The school field trip to Staten Island is cancelled because of air quality in New York, a decision parents bemoan in the morning and revisit at lunchtime when the sky darkens to a Martian glow. The air is nicotine yellow; the sun is an eery orange disc; the cars have their headlights on at midday. While Californians fold their arms and say to New Yorkers “We told you”, people in the city re-mask and shut the windows. Outside my apartment, it smells as if there is a five-alarm fire a block away.

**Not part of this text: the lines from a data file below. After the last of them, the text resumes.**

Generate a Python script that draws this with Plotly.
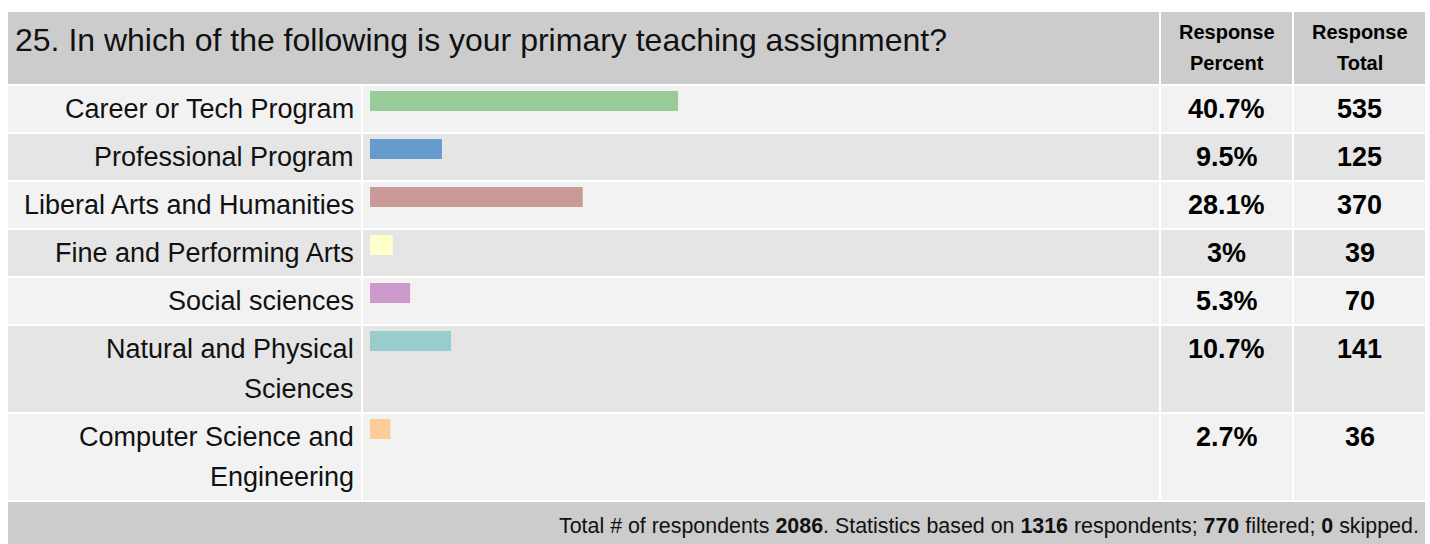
import plotly.graph_objects as go

W, H = 1430, 544

title = "25. In which of the following is your primary teaching assignment?"
categories = [
    ["Career or Tech Program"],
    ["Professional Program"],
    ["Liberal Arts and Humanities"],
    ["Fine and Performing Arts"],
    ["Social sciences"],
    ["Natural and Physical", "Sciences"],
    ["Computer Science and", "Engineering"],
]
percent = [40.7, 9.5, 28.1, 3.0, 5.3, 10.7, 2.7]
percent_labels = ["40.7%", "9.5%", "28.1%", "3%", "5.3%", "10.7%", "2.7%"]
totals = [535, 125, 370, 39, 70, 141, 36]
colors = ["#99cc99", "#6699cc", "#cc9999", "#ffffcc", "#cc99cc", "#99cccc", "#ffcc99"]
footer = ("Total # of respondents <b>2086</b>. Statistics based on <b>1316</b> "
          "respondents; <b>770</b> filtered; <b>0</b> skipped.")

FONT = "Liberation Sans, Arial, sans-serif"

# table geometry in pixels
left, right = 8, 1425
col_bar, col_pct, col_tot = 363, 1161, 1294
gap = 2
head_top, head_bot = 12, 84
row_h = [46 if len(c) == 1 else 86 for c in categories]
row_top = []
y = head_bot + gap
for h in row_h:
    row_top.append(y)
    y += h + gap
foot_top = y

bar_x0 = 370
bar_full = 757  # pixels for 100%


def px(x):
    return x / W


shapes = []


def cell(x0, x1, y0, y1, color):
    shapes.append(dict(type="rect", xref="paper", yref="y", x0=px(x0), x1=px(x1),
                       y0=y0, y1=y1, fillcolor=color, line_width=0, layer="below"))


# header
cell(left, col_pct - gap, head_top, head_bot, "#cccccc")
cell(col_pct, col_tot - gap, head_top, head_bot, "#cccccc")
cell(col_tot, right, head_top, head_bot, "#cccccc")
# rows
for i, (t, h) in enumerate(zip(row_top, row_h)):
    c = "#f2f2f2" if i % 2 == 0 else "#e5e5e5"
    cell(left, col_bar - gap, t, t + h, c)
    cell(col_bar, col_pct - gap, t, t + h, c)
    cell(col_pct, col_tot - gap, t, t + h, c)
    cell(col_tot, right, t, t + h, c)
# footer
cell(left, right, foot_top, H + 5, "#cccccc")

fig = go.Figure()
fig.add_trace(go.Bar(
    orientation="h",
    x=percent,
    y=[t + 5 + 10 for t in row_top],
    width=20,
    marker=dict(color=colors, line=dict(width=0)),
    hoverinfo="skip",
))

ann = []
ann.append(dict(text=title, x=px(13), xanchor="left", y=40, yanchor="middle",
                font=dict(size=32, color="#111")))
for xc, words in [((col_pct + col_tot - gap) / 2, ["Response", "Percent"]),
                  ((col_tot + right) / 2, ["Response", "Total"])]:
    for k, wd in enumerate(words):
        ann.append(dict(text=f"<b>{wd}</b>", x=px(xc), xanchor="center", y=32 + 31 * k,
                        yanchor="middle", font=dict(size=20, color="#000")))
for i, t in enumerate(row_top):
    for k, line in enumerate(categories[i]):
        ann.append(dict(text=line, x=px(356), xanchor="right", y=t + 23 + 40 * k,
                        yanchor="middle", font=dict(size=27, color="#111")))
    ann.append(dict(text=f"<b>{percent_labels[i]}</b>", x=px((col_pct + col_tot - gap) / 2),
                    xanchor="center", y=t + 23, yanchor="middle",
                    font=dict(size=27, color="#000")))
    ann.append(dict(text=f"<b>{totals[i]}</b>", x=px((col_tot + right) / 2),
                    xanchor="center", y=t + 23, yanchor="middle",
                    font=dict(size=27, color="#000")))
ann.append(dict(text=footer, x=px(1421), xanchor="right", y=526, yanchor="middle",
                font=dict(size=21.4, color="#111")))
for a in ann:
    a.update(xref="paper", yref="y", showarrow=False)

fig.update_layout(
    width=W, height=H,
    margin=dict(l=0, r=0, t=0, b=0),
    paper_bgcolor="white", plot_bgcolor="rgba(0,0,0,0)",
    font=dict(family=FONT),
    showlegend=False,
    shapes=shapes,
    annotations=ann,
    xaxis=dict(domain=[px(bar_x0), px(bar_x0 + bar_full)], range=[0, 100],
               visible=False, fixedrange=True),
    yaxis=dict(domain=[0, 1], range=[H, 0], visible=False, fixedrange=True),
)

fig.write_html("out.html", config={"displayModeBar": False},
               post_script="document.body.style.margin='0';")
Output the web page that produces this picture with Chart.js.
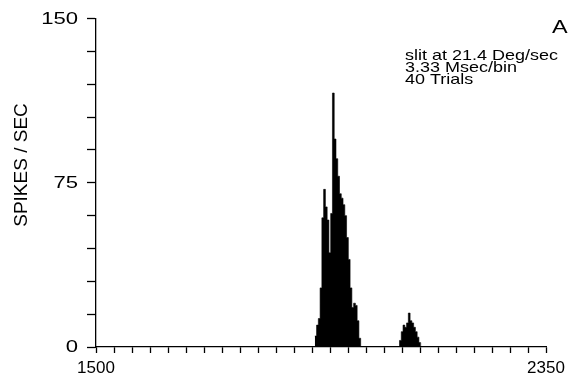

The fires burning in Canada cover an area 10 times larger than is usual for this time of year and Kathy Hochul, the governor of New York, describes the smoke across the state as “an emergency crisis”, while New Yorkers describe it, variously, as smelling like “a barbecue”, “cigars”, and “9/11”. It smells to me like cigarette smoke, carried 500 miles down wind by an area of low pressure and bringing a forecast to terrify us all.

Thursday

Court artist sketch of the Duke of Sussex giving evidence at the Rolls Buildings in central London
‘Franklin Mint unveils a new design for commemorative plate to mixed reviews.’ Photograph: Elizabeth Cook/PA

The spectacle of Harry in court this week makes one wince for the gap between what he might hope his appearance will achieve and how things in reality are likely to play out. I don’t mean in terms of judgment, exactly, but as John Crace wrote this week, the court system is an imprecise mechanism for the deliverance of closure and it is more likely to aggravate than soothe your unease. As ever with Harry, one understands that while the Mirror group is the main target of his ire, there is a family dynamic playing out, too. The 38-year-old prince must know how unbearable his father will find the breach of protocol inherent in his appearance in court, not to mention the implied criticism that while the king did nothing, Harry is the only one in the family with the mettle to take on the tabloids. And the corrupt you-asked-for-it logic of justifying the way he was hounded on the basis that he still seeks publicity seems likely to trail him until he retires to Gloucestershire and is never heard of again.

Friday

Drew Barrymore on the cover of New York magazine this week exhibits a style of celebrity that seems to date back to Lucille Ball. Barrymore, at 48, has a daytime chatshow in the US in which she giggles and sits on her legs and drops her jaw when someone says something mildly diverting, and empathises so busily with her guests that at times she looks in danger of exploding. (This style is described, by the magazine, as “radically intimate” and involves a lot of “manifesting” of “precepts”.) I urge you to look up her recent interview with the actor Melanie Lynskey, during the course of which Barrymore seizes on the alcoholism of Jason Ritter, Lynskey’s husband, with the avidity of a shark happening upon a seal. I would pay good money to see her apply that unruly energy to the field of Republican candidates for president.